I’ve just been appointed to the role of Industry Programme Chair for XP2011, which will be held in Madrid in May. I’ve been to 7 of the previous 11 XP conferences and I am so pleased to be asked to contribute to the success of the conference this year by doing this role.
Rachel Davies is the general chair, and I am really looking forward to working with her and the other organizers. Rachel is one of those people I have met repeatedly at conferences and always has something interesting to contribute. More recently, I read her excellent book on Agile Coaching. I can’t remember exactly when I first met her, but I do remember meeting her former colleagues from Connextra, Tim MacKinnon and Steve Freeman. I can still picture them in the small minibus that picked us up from a tiny Italian airport in 2002. It was a hot summers day, and we were driven at high speed along small Sardinian roads to the lovely hotel Calabona by the sea and the historic walled city of Alghero. I remember being so impressed to meet some people who were actually doing eXtreme Programming for real.
There were so many inspirational people at that conference, it was really a turning point in my career. I just found the old conference programme online here, and it brings back so many memories!
I remember sitting by the pool discussing subjects like how to test drive refactoring with Frank Westphal and Steve Freeman. There was a firey keynote from Ken Schwaber encouraging us to start a revolution in software development world. I remember Joshua Kerievsky asking Jutta Eckstein to explain all about how she was doing XP with a team of over 100 people. Following David Parnas’ keynote about using a formal test specification language to define requirements I remember Martin Fowler opining about its usefulness or lack of it, (do read his blog post about it).
The colourful personality of Scott Ambler demonstrated his ability to break a plank of wood in two with his bare hands, as some kind of lesson to do with dedication and focus. The conference dinner at Poco Loco really was a little crazy, with a bunch of uncoordinated geeks going for it on the dancefloor while the local band played very loudly. The morning after everyone was rather subdued when listening to Enrico Zaninotto reading his keynote in halting English, relating XP to the history of manufacturing and modern lean ideals. Half the audience was having trouble staying awake which in no way reflected the quality of what he was saying. It was truly inspiring, and Mary and Tom Poppendieck in particular were listening in rapt attention.
Michael Feathers wore a T-shirt saying “Save the LSF”, and Geoff and I asked him why he was so interested in platform computing’s Load Sharing Facility. It turned out Alan Francis had recently become unemployed and Mike was helping in the campaign to “Save the Lightly Scottish Fellow”!

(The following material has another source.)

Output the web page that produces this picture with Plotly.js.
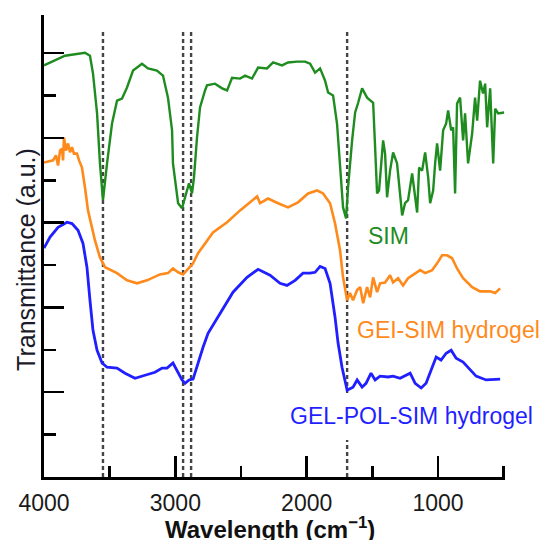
<!DOCTYPE html>
<html>
<head>
<meta charset="utf-8">
<script src="https://cdn.plot.ly/plotly-3.0.1.min.js"></script>
<style>html,body{margin:0;padding:0;background:#fff;}#chart{width:546px;height:540px;}</style>
</head>
<body>
<div id="chart"></div>
<script>
// Wavenumbers (cm^-1) and transmittance (a.u., offset stacked)
const simWave = [4000,3840,3688,3650,3627,3596,3574,3551,3520,3482,3444,3406,3368,3322,3254,3208,3140,3094,3056,3025,3018,3002,2979,2949,2911,2896,2873,2858,2835,2812,2774,2759,2698,2644,2606,2568,2507,2469,2416,2370,2302,2256,2188,2142,2073,2012,1974,1936,1898,1860,1837,1799,1769,1746,1723,1700,1685,1654,1631,1608,1578,1540,1494,1479,1464,1449,1418,1403,1388,1365,1342,1312,1296,1273,1251,1228,1197,1182,1159,1144,1121,1098,1075,1060,1037,1022,1007,984,961,938,923,900,885,870,855,832,809,794,771,740,718,702,680,657,641,626,603,580,565,542,512,497];
const simT = [9.71,9.94,10.01,9.94,9.52,8.58,7.40,6.53,7.40,8.34,8.88,8.93,9.19,9.59,9.75,9.64,9.59,9.47,8.95,8.18,7.40,6.95,6.46,6.34,6.76,6.93,6.69,7.07,8.01,8.72,9.12,9.24,9.28,9.17,9.12,9.42,9.40,9.47,9.40,9.66,9.64,9.78,9.71,9.78,9.80,9.80,9.75,9.54,9.64,9.35,9.07,9.00,8.34,7.40,6.36,6.10,6.83,7.94,8.60,8.83,9.17,8.95,8.83,7.78,6.69,6.76,7.94,7.63,6.60,7.23,7.66,7.40,6.83,6.17,6.46,6.53,7.16,6.76,6.24,7.30,7.23,7.66,7.07,6.46,6.76,7.40,7.87,7.23,8.18,8.34,8.65,8.18,8.25,6.69,8.81,8.95,7.94,8.58,7.40,8.11,8.95,8.41,9.35,9.05,9.28,8.25,9.17,7.40,8.69,8.58,8.60,8.60];

const geiWave = [4000,3931,3909,3893,3878,3863,3855,3848,3832,3817,3802,3787,3772,3749,3733,3711,3688,3665,3635,3612,3574,3535,3444,3368,3292,3216,3117,3056,3018,2979,2941,2903,2865,2827,2759,2713,2606,2507,2431,2377,2355,2294,2218,2142,2066,1989,1921,1875,1822,1784,1746,1723,1692,1670,1647,1616,1593,1570,1540,1517,1494,1464,1441,1403,1365,1342,1304,1266,1228,1174,1136,1098,1045,1007,969,931,893,855,809,740,680,603,565,527];
const geiT = [7.42,7.47,7.59,7.35,7.70,7.75,7.47,8.01,7.70,7.87,7.66,7.78,7.63,7.63,7.47,7.30,6.83,6.29,5.89,5.58,5.18,4.95,4.81,4.64,4.57,4.64,4.78,4.81,4.92,4.83,4.78,4.92,5.04,5.28,5.58,5.77,6.01,6.29,6.48,6.62,6.46,6.57,6.46,6.36,6.48,6.69,6.76,6.69,6.46,5.98,5.35,4.71,4.17,4.34,4.17,4.41,4.48,4.10,4.48,4.24,4.71,4.36,4.57,4.59,4.76,4.59,4.69,4.52,4.69,4.81,4.88,4.81,4.88,5.04,5.23,5.23,5.16,4.92,4.69,4.48,4.38,4.38,4.34,4.45];

const polWave = [4000,3954,3893,3825,3787,3741,3703,3673,3650,3627,3596,3558,3520,3444,3383,3307,3231,3155,3101,3063,3018,2987,2949,2926,2896,2865,2827,2789,2751,2644,2561,2454,2370,2279,2203,2150,2088,2028,1974,1936,1898,1860,1822,1784,1761,1731,1692,1647,1616,1578,1548,1510,1479,1441,1380,1342,1289,1212,1174,1128,1091,1053,1014,977,938,900,862,809,756,710,634,527];
const polT = [5.40,5.66,5.89,6.01,5.98,5.82,5.51,4.95,4.17,3.46,2.99,2.69,2.59,2.57,2.45,2.33,2.40,2.47,2.57,2.57,2.69,2.52,2.29,2.21,2.29,2.31,2.69,3.06,3.39,3.93,4.36,4.71,4.90,4.76,4.57,4.52,4.64,4.81,4.81,4.83,4.97,4.92,4.57,3.77,3.16,2.59,2.05,2.12,2.29,2.12,2.21,2.45,2.29,2.38,2.36,2.38,2.33,2.45,2.21,2.10,2.21,2.52,2.83,2.76,2.92,2.99,2.80,2.71,2.52,2.38,2.29,2.31];

// Marked band positions (cm^-1)
const bandLines = [3551, 2941, 2880, 1692];

const xTickVals = [4000, 3000, 2000, 1000];
const xTickText = ['4000', '3000', '2000', '1000'];

const labels = ['SIM', 'GEI-SIM hydrogel', 'GEL-POL-SIM hydrogel'];
const colors = ['#1f8c1f', '#ff8a1c', '#1f1fff'];

const FONT = '"Liberation Sans", Arial, sans-serif';

const traces = [
  {x: simWave, y: simT, mode: 'lines', line: {color: colors[0], width: 2.4}, hoverinfo: 'skip'},
  {x: geiWave, y: geiT, mode: 'lines', line: {color: colors[1], width: 2.6}, hoverinfo: 'skip'},
  {x: polWave, y: polT, mode: 'lines', line: {color: colors[2], width: 2.8}, hoverinfo: 'skip'}
];

const shapes = [];
bandLines.forEach((w, i) => {
  const segs = (i === 3) ? [[0, 0.87], [1.98, 10.51]] : [[0, 10.51]];
  segs.forEach(s => shapes.push({
    type: 'line', xref: 'x', yref: 'y', x0: w, x1: w, y0: s[0], y1: s[1],
    line: {color: '#444', width: 2.4, dash: '4px,3px'}, layer: 'below'
  }));
});

const annotations = [
  {x: 1548, y: 5.68, text: labels[0], color: colors[0]},
  {x: 1631, y: 3.46, text: labels[1], color: colors[1]},
  {x: 2142, y: 1.44, text: labels[2], color: colors[2]}
].map(a => ({
  x: a.x, y: a.y, xref: 'x', yref: 'y', text: a.text, showarrow: false,
  xanchor: 'left', yanchor: 'middle',
  font: {family: FONT, size: 23, color: a.color}
}));

// Axis titles placed as annotations for exact positioning
annotations.push({
  xref: 'paper', yref: 'paper', x: -0.039, y: 0.47, xanchor: 'center', yanchor: 'middle',
  text: 'Transmittance (a.u.)', textangle: -90, showarrow: false,
  font: {family: FONT, size: 25, color: '#1a1a2a'}
});
annotations.push({
  xref: 'paper', yref: 'paper', x: 0.49, y: -0.111, xanchor: 'center', yanchor: 'middle',
  text: '<b>Wavelength (cm<sup>−1</sup>)</b>', showarrow: false,
  font: {family: FONT, size: 24, color: '#111'}
});

const layout = {
  width: 546, height: 540,
  margin: {l: 44, r: 41, t: 15, b: 63},
  paper_bgcolor: '#fff', plot_bgcolor: '#fff',
  showlegend: false,
  xaxis: {
    range: [4000, 490],
    showgrid: false, zeroline: false,
    showline: true, linecolor: '#000', linewidth: 3,
    ticks: 'inside', ticklen: 21, tickwidth: 2.5, tickcolor: '#000',
    tickmode: 'array', tickvals: xTickVals, ticktext: xTickText,
    minor: {dtick: 500, tick0: 0, ticks: 'inside', ticklen: 11, tickwidth: 2.5, tickcolor: '#000', showgrid: false},
    tickfont: {family: FONT, size: 23, color: '#1a1a1a'},
    ticklabelstandoff: 3
  },
  yaxis: {
    range: [0, 10.9],
    showgrid: false, zeroline: false,
    showline: true, linecolor: '#000', linewidth: 3,
    ticks: 'inside', ticklen: 20, tickwidth: 2.5, tickcolor: '#000',
    dtick: 2, tick0: 0,
    minor: {dtick: 1, tick0: 0, ticks: 'inside', ticklen: 12, tickwidth: 2.5, tickcolor: '#000', showgrid: false},
    showticklabels: false
  },
  shapes: shapes,
  annotations: annotations
};

Plotly.newPlot('chart', traces, layout, {displayModeBar: false, staticPlot: true});
</script>
</body>
</html>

Laurent Bossavit was going round trying to attract people to his Birds Of a Feather session on the writings of Gerald Weinberger. Erik Lundh was taking about his team in Sweden who had done a complete XP iteration in 2 days when faced with an unexpected deadline. Steven Fraser seemed to be videoing everything and anything, including someone demonstrating the correct way to twirl Italian Spaghetti on a fork. Mike Hill was (as ever) being loud but friendly. Charlie Poole seemed to be full of insightful analogies and comments. Dave Hussman was really friendly too.
It was just fantastic the way the XP community welcomed us in, and particularly Kent Beck’s attitude was instrumental in that. My husband Geoff and I presented a poster at the conference with title “One suite of automated tests” based mainly on Geoff’s experiences with the tool that was to become TextTest. We turned up on the first day for a workshop about “testing in XP”, and Geoff was immediately controversial by saying that he didn’t do any unit testing, only this weird text-based testing thing using log comparison. He said he found it so successful that he used it instead of both the XP practices of functional and unit testing. I remember several people being quite dismissive of his ideas.
Later in the conference, Kent Beck made a particular effort to talk to us and we took our picture standing by our poster. Apparently he had been asking people to try to be inclusive and friendly to us after the somewhat negative reaction to our ideas. I think he wanted the newly-forming XP community to be welcoming and to embrace diversity of opinion.
So now I should turn this around and look instead to the future. I’d love it if even half the people I’ve mentioned in this post found time in their diaries to come to Madrid in May for XP2011. I wouldn’t want them to come alone though, there are so many fantastic and inspirational people who have joined the ever-expanding agile community since 2002.
I am every bit as keen now as Kent was then to see that the agile community embraces newcomers, and that the XP conference should provide a space where researchers and practitioners can freely discuss the state of the art. I hope we’ll make new friends and business contacts, learn loads, and have fun. Would you like to join us there?